Dapr will deliver component specific headers from pub/sub as HTTP headers or gRPC metadata, but this is done on a per-component basis. What component do you need intend to use?

601093318 commented 5 months ago

This feature is very practical, why hasn't anyone solved it? Can any members explain?

sclarke81 commented 5 months ago

I see this is a P1 issue but it has been open since 2021, does this mean there is no likelihood that this will be fixed? This is a huge blocker on our project as we need to consume a message from a 3rd party where there is some info on headers that we need to consume? :-)

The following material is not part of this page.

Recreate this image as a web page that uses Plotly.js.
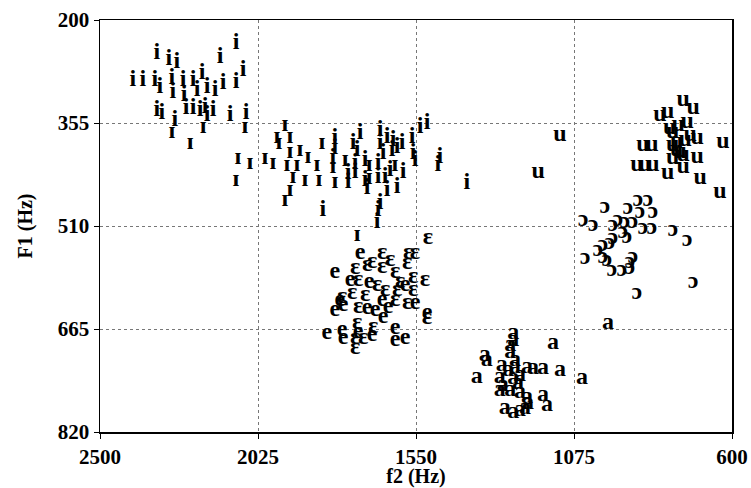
<!DOCTYPE html>
<html><head><meta charset="utf-8">
<script src="https://cdn.plot.ly/plotly-3.0.1.min.js"></script>
<style>html,body{margin:0;padding:0;background:#fff}</style>
</head><body>
<div id="chart" style="width:751px;height:488px"></div>
<script>
// Vowel symbols
const symbols = ["i", "ɪ", "ɛ", "e", "a", "ɔ", "u"];
// f2 (Hz) and F1 (Hz) per vowel
const i_f2 = [2329,2293,2269,2139,2091,2070,2401,2371,2335,2320,2284,2281,2250,2247,2220,2208,2193,2178,2154,2130,2091,2329,2314,2275,2241,2220,2199,2184,2178,2160,2109,2061,
  1794,1794,1800,1830,1718,1739,1727,1733,1733,1754,1754,1703,1703,1697,1658,1658,1649,1664,1664,1637,1619,1607,1592,1622,1643,1628,1637,1607,1589,1658,1664,1667,1562,1559,1553,1538,1517,1478,1484,1397];
const i_f1 = [250,259,263,256,235,275,290,290,290,301,287,308,290,313,290,305,280,301,305,295,293,335,340,350,332,332,335,331,343,335,343,340,
  378,393,408,486,370,385,396,415,429,430,444,411,441,453,366,385,400,415,436,376,381,391,385,396,436,426,456,451,429,475,486,504,376,400,411,361,355,406,418,445];
const ih_f2 = [2284,2190,2064,2229,2085,2049,2091,2004,1980,1944,1968,1962,1929,1929,1938,1908,1899,1875,1848,1833,1884,1920,1929,1944,1842,1763,1800,1794,1727,1691,1613,1691];
const ih_f1 = [369,361,361,385,408,415,441,408,415,358,376,385,376,399,418,418,396,406,418,385,441,436,456,471,441,411,421,444,524,418,418,438];
const eh_f2 = [1514,1652,1574,1553,1733,1697,1652,1613,1577,1559,1523,1724,1667,1598,1607,1559,1742,1724,1613,1577,1517,1727,1679,1733,1709,1733,1682,1628,1643,1703,1772];
const eh_f1 = [528,551,551,551,573,569,572,579,566,587,591,591,599,594,606,606,611,632,621,626,648,656,662,679,679,694,564,561,606,614,617];
const e_f2 = [1718,1794,1779,1794,1769,1697,1673,1652,1634,1553,1517,1818,1772,1724,1769,1682,1613,1613,1583,1649,1748,1691,1583];
const e_f1 = [551,579,621,636,629,633,636,621,632,626,641,671,666,670,679,674,664,682,679,647,591,594,599];
const a_f2 = [1258,1258,1267,1267,1138,1343,1337,1292,1252,1216,1198,1168,1117,1051,1367,1298,1258,1289,1243,1298,1267,1237,1216,1168,1213,1156,1283,1258,1237,1222,973,1252,1273,1237];
const a_f1 = [671,682,689,700,686,704,712,719,722,722,724,724,727,739,737,737,739,749,746,757,757,760,767,764,776,779,784,790,787,784,656,712,727,734];
const oh_f2 = [1048,1018,982,958,913,883,853,877,838,922,898,868,841,928,916,778,735,988,1003,967,958,988,1042,976,898,907,961,931,907,717,886,943];
const oh_f1 = [501,509,481,509,483,471,471,489,489,504,504,513,513,519,527,516,531,539,546,536,528,557,558,561,557,564,576,576,573,594,611,501];
const u_f2 = [1117,1183,817,793,747,717,627,868,841,886,862,838,793,747,705,696,636,778,766,756,726,705,778,747,762,735,787,766,741,778];
const u_f1 = [373,429,343,338,320,332,384,388,388,418,418,418,430,421,406,438,459,369,384,399,373,378,408,403,358,353,363,396,381,388];

const xTicks = [2500, 2025, 1550, 1075, 600];
const yTicks = [200, 355, 510, 665, 820];

const sets = [[i_f2,i_f1],[ih_f2,ih_f1],[eh_f2,eh_f1],[e_f2,e_f1],[a_f2,a_f1],[oh_f2,oh_f1],[u_f2,u_f1]];
const FONT = '"Liberation Serif","Times New Roman",Times,"DejaVu Serif",serif';
const traces = sets.map((s, k) => ({
  type: 'scatter', mode: 'text', x: s[0], y: s[1],
  text: s[0].map(() => symbols[k]),
  textposition: 'middle center',
  textfont: {family: FONT, size: 24, color: '#000', weight: 'bold'},
  hoverinfo: 'skip', showlegend: false, cliponaxis: false
}));

const axisCommon = {
  showline: true, linecolor: '#000', linewidth: 1.5, mirror: true,
  ticks: 'outside', ticklen: 5, tickcolor: '#000', tickwidth: 1,
  showgrid: true, gridcolor: '#777', griddash: 'dot', gridwidth: 1,
  zeroline: false,
  tickfont: {family: FONT, size: 21, color: '#000', weight: 'bold'}
};

const layout = {
  width: 751, height: 488,
  margin: {l: 100, r: 19, t: 20, b: 56},
  paper_bgcolor: '#fff', plot_bgcolor: '#fff',
  xaxis: Object.assign({}, axisCommon, {
    range: [2500, 600], tickvals: xTicks, ticktext: xTicks.map(String),
    title: {text: 'f2 (Hz)', font: {family: FONT, size: 20, color: '#000', weight: 'bold'}, standoff: 1}
  }),
  yaxis: Object.assign({}, axisCommon, {
    range: [820, 200], tickvals: yTicks, ticktext: yTicks.map(String),
    title: {text: 'F1 (Hz)', font: {family: FONT, size: 20, color: '#000', weight: 'bold'}, standoff: 20}
  }),
  hovermode: false
};

Plotly.newPlot('chart', traces, layout, {displayModeBar: false, staticPlot: true});
</script>
</body></html>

Dapr will deliver component specific headers from pub/sub as HTTP headers or gRPC metadata, but this is done on a per-component basis. What component do you need intend to use?

@yaron2 @berndverst I think the discussion here is about wanting this as a generic feature that works for all pubsub components. The ideal would be for a transparent experience like we have with service invocation. From what I can gather a solution to this might be to update the components to include a headers collection in the envelope. Then the SDKs could be updated to automatically pack the HTTP headers/gRPC metadata into the collection in the cloudevent (and vice versa).

There may be other questions around the headers that are currently preserved e.g. traceparent. This generic system of retaining all headers could replace the current process of retaining a few named headers or perhaps it should work alongside it.

I feel like there are various issues around discussing generic and specific variations of this, but if a design could be agreed on it could be moved forward. As a user I do feel like retaining the headers is the expected behaviour; I was surprised it didn't work.

artyom-p commented 4 months ago

@yaron2 we are using RabbitMQ with DAPR pubsub and not having headers for passing metadata restricts us a lot, is there a ticket we can upvote or how should we proceed with it to get it working in the nearest future?